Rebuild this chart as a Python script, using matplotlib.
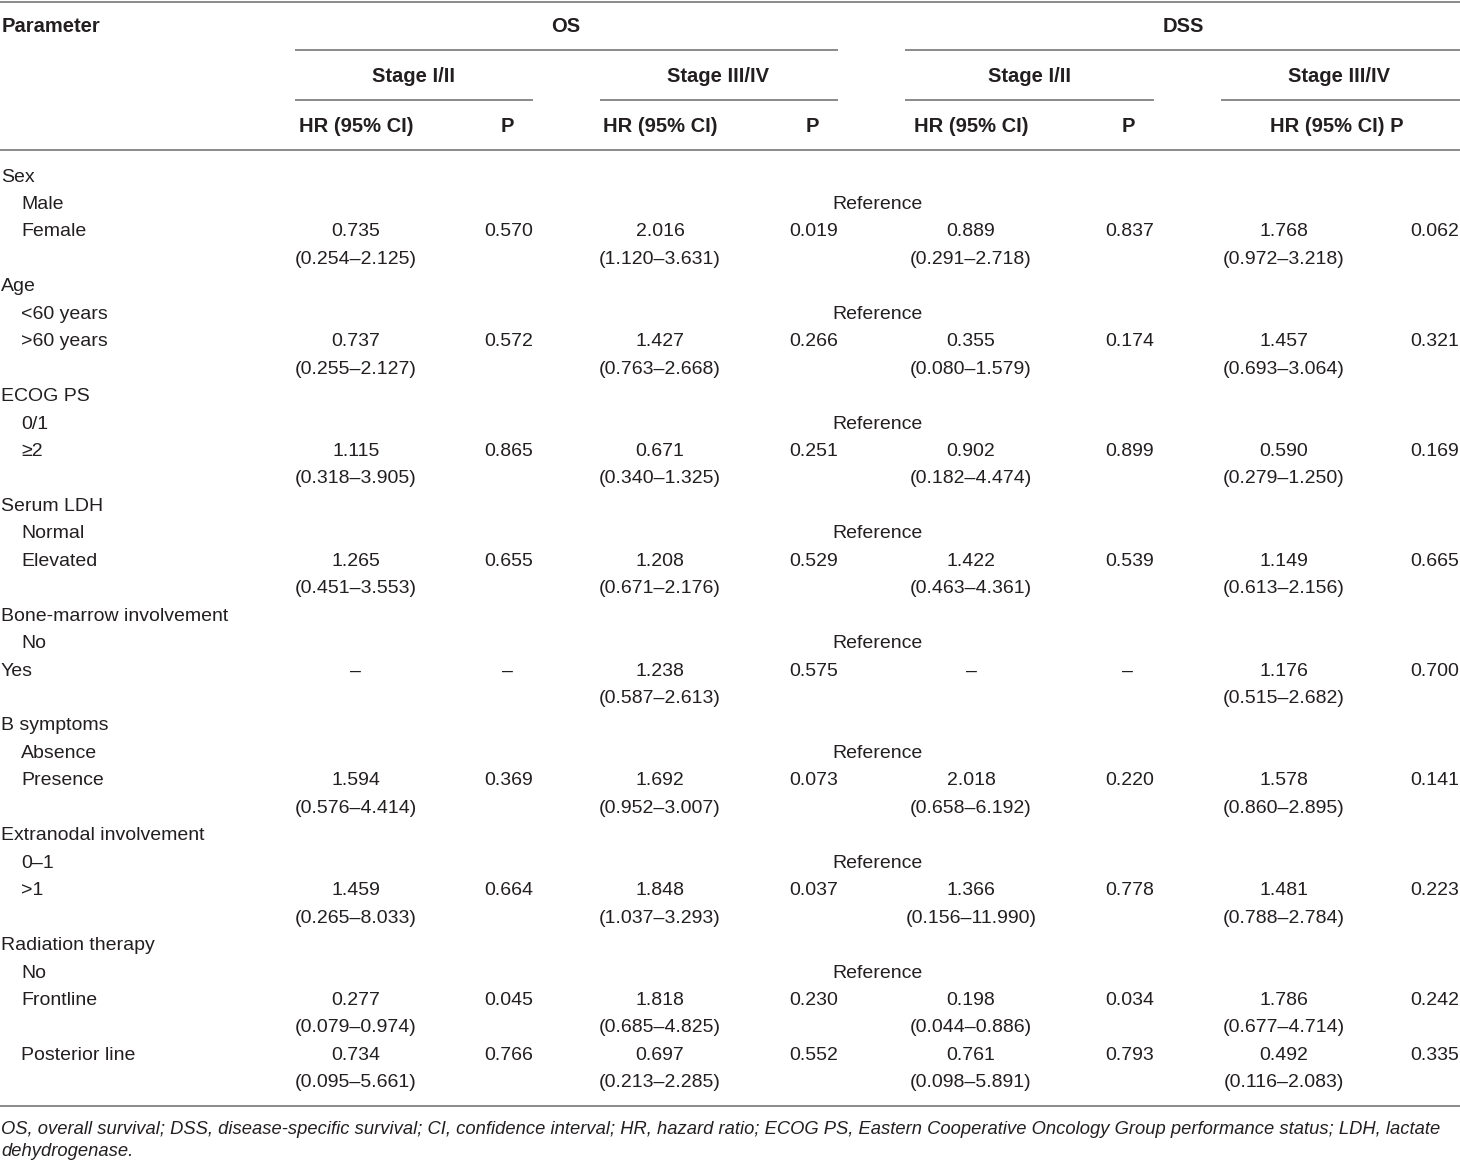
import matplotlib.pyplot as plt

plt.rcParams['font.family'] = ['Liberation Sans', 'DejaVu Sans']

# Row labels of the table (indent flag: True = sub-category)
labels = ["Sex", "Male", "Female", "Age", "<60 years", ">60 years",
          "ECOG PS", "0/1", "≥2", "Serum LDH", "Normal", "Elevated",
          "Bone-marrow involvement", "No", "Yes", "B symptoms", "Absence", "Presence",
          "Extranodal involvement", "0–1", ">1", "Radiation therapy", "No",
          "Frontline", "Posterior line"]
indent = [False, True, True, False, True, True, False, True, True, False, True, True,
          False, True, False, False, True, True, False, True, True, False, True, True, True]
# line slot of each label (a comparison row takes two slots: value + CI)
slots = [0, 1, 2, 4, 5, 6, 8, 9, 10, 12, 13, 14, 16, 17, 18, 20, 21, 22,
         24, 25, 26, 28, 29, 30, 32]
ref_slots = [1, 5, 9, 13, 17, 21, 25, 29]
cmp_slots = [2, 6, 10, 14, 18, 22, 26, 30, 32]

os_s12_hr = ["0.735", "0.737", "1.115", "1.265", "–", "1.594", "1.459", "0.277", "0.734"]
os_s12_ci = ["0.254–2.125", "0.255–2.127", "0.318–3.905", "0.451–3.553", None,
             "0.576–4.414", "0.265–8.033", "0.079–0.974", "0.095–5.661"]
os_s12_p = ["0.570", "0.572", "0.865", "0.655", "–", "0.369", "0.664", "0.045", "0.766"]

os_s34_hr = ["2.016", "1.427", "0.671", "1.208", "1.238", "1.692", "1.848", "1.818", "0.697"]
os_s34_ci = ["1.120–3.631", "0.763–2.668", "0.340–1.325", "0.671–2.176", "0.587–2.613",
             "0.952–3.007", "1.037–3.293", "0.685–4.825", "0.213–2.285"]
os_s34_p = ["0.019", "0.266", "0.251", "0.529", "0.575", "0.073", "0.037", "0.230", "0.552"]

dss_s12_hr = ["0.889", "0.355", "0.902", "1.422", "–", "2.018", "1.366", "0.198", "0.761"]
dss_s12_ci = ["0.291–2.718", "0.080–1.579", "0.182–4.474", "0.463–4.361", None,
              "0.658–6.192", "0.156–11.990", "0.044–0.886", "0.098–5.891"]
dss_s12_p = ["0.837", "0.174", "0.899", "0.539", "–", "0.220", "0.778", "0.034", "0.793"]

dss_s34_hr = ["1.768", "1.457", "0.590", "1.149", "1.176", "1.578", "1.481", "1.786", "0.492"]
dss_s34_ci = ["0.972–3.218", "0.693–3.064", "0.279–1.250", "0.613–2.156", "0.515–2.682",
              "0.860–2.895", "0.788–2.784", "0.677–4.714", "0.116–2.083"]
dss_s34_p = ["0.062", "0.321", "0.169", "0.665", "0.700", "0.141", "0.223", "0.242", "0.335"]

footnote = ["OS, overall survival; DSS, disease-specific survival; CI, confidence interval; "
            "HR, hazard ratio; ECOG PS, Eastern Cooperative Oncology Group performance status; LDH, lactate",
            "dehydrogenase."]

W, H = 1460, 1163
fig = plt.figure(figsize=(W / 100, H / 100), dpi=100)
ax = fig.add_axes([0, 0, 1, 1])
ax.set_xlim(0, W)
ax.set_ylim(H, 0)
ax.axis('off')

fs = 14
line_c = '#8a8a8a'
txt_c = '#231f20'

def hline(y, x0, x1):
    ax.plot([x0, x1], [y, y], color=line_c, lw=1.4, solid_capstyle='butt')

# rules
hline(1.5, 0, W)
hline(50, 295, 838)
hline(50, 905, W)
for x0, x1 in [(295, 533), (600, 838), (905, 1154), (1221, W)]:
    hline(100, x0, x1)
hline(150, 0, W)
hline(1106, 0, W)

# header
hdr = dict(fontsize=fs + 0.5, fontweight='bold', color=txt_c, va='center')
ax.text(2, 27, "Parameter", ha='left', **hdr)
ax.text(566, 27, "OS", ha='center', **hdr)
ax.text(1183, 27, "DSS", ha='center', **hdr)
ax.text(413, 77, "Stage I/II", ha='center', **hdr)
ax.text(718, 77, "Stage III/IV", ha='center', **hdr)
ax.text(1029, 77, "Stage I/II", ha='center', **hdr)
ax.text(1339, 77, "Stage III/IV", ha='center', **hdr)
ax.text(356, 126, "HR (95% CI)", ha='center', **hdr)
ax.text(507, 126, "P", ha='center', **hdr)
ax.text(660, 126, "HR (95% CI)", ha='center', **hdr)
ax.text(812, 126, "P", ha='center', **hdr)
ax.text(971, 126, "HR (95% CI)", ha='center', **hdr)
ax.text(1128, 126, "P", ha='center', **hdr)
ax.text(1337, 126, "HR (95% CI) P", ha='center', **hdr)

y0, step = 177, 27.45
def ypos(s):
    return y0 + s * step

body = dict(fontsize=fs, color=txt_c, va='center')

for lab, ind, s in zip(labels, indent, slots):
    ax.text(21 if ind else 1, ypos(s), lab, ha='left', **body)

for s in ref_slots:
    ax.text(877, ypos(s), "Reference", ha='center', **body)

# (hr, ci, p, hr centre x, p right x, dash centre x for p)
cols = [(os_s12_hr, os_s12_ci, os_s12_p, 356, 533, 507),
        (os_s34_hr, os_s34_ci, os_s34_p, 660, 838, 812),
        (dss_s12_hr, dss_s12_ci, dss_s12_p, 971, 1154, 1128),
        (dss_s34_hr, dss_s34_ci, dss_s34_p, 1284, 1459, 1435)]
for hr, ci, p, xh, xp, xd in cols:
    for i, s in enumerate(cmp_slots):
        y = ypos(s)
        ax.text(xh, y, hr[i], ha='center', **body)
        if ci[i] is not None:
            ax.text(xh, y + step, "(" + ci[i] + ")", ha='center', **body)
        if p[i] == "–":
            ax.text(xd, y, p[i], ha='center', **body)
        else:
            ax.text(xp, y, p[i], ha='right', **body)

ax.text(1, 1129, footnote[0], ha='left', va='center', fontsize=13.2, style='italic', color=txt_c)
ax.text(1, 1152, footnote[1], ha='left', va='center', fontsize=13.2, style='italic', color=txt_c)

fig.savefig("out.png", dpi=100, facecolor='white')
■ ■ ■
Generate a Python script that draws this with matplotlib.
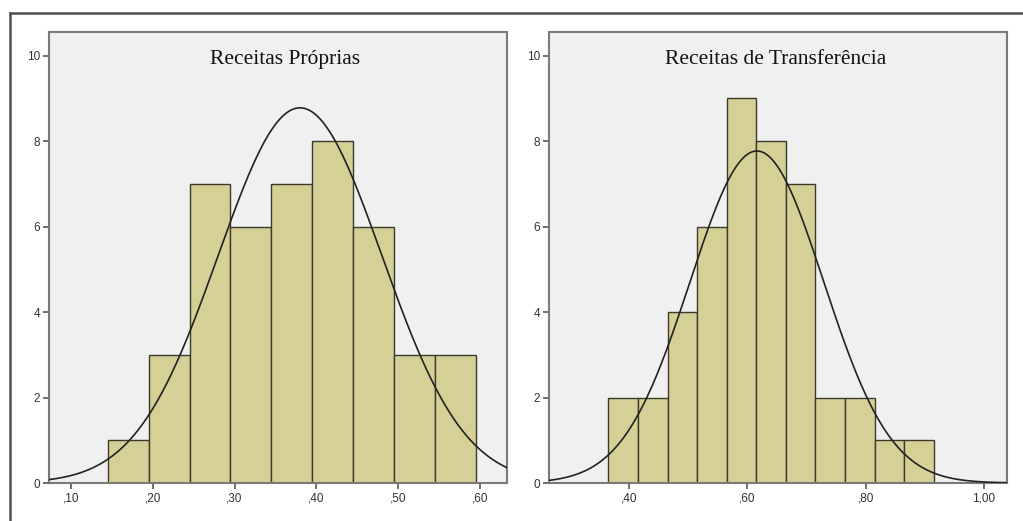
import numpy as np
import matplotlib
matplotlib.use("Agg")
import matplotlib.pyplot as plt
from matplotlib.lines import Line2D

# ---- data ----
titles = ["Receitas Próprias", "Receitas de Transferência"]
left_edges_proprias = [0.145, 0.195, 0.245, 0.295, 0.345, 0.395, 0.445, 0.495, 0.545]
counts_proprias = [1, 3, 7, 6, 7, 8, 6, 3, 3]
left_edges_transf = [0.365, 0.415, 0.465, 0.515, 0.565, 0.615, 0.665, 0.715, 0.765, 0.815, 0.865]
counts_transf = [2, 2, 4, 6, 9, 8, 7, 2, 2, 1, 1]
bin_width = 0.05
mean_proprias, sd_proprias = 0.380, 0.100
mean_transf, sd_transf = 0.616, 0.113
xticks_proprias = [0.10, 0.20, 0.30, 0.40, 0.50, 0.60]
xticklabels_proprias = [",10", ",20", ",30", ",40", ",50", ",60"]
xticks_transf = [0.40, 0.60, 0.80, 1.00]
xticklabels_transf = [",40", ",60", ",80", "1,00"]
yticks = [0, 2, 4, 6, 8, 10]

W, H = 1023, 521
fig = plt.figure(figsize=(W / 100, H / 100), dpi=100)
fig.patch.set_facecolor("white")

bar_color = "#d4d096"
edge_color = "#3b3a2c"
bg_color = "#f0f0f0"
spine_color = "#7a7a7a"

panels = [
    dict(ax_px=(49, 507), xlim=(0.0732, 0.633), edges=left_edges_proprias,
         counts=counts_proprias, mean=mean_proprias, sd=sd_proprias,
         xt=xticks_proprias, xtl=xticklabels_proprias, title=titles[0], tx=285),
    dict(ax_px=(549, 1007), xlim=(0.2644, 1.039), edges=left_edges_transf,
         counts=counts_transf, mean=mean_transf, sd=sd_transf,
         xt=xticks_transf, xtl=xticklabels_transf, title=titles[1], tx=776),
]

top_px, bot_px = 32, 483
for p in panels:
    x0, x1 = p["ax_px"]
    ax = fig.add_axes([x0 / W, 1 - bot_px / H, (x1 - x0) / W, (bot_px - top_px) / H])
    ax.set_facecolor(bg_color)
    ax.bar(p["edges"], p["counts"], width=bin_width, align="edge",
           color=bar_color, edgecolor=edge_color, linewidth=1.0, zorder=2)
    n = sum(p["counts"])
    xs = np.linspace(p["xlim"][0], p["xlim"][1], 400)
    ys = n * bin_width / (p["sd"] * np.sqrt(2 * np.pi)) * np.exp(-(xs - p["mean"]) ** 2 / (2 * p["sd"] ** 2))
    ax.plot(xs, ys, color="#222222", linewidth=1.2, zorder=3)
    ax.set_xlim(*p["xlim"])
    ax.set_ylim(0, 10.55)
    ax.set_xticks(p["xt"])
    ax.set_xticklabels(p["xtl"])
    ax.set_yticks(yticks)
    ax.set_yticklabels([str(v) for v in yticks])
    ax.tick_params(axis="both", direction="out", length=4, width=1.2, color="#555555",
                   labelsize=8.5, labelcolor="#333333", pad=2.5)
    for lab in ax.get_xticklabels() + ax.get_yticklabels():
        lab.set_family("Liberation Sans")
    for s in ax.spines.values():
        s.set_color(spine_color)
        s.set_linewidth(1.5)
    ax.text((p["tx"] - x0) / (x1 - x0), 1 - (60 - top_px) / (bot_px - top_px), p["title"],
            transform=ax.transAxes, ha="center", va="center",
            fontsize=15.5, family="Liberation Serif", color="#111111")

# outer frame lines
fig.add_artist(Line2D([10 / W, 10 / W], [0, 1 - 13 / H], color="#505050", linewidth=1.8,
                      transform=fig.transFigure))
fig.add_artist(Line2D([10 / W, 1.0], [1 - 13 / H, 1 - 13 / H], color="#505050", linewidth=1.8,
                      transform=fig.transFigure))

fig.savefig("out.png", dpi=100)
■ ■ ■
Exercise: In the listing above, find the line containing "Generate a Python" and the line containing "from matplotlib.lines import Line2D". Reproduce those lines and all between them exactly, with no pictures and nothing more.

Solved problem:
Generate a Python script that draws this with matplotlib.
import numpy as np
import matplotlib
matplotlib.use("Agg")
import matplotlib.pyplot as plt
from matplotlib.lines import Line2D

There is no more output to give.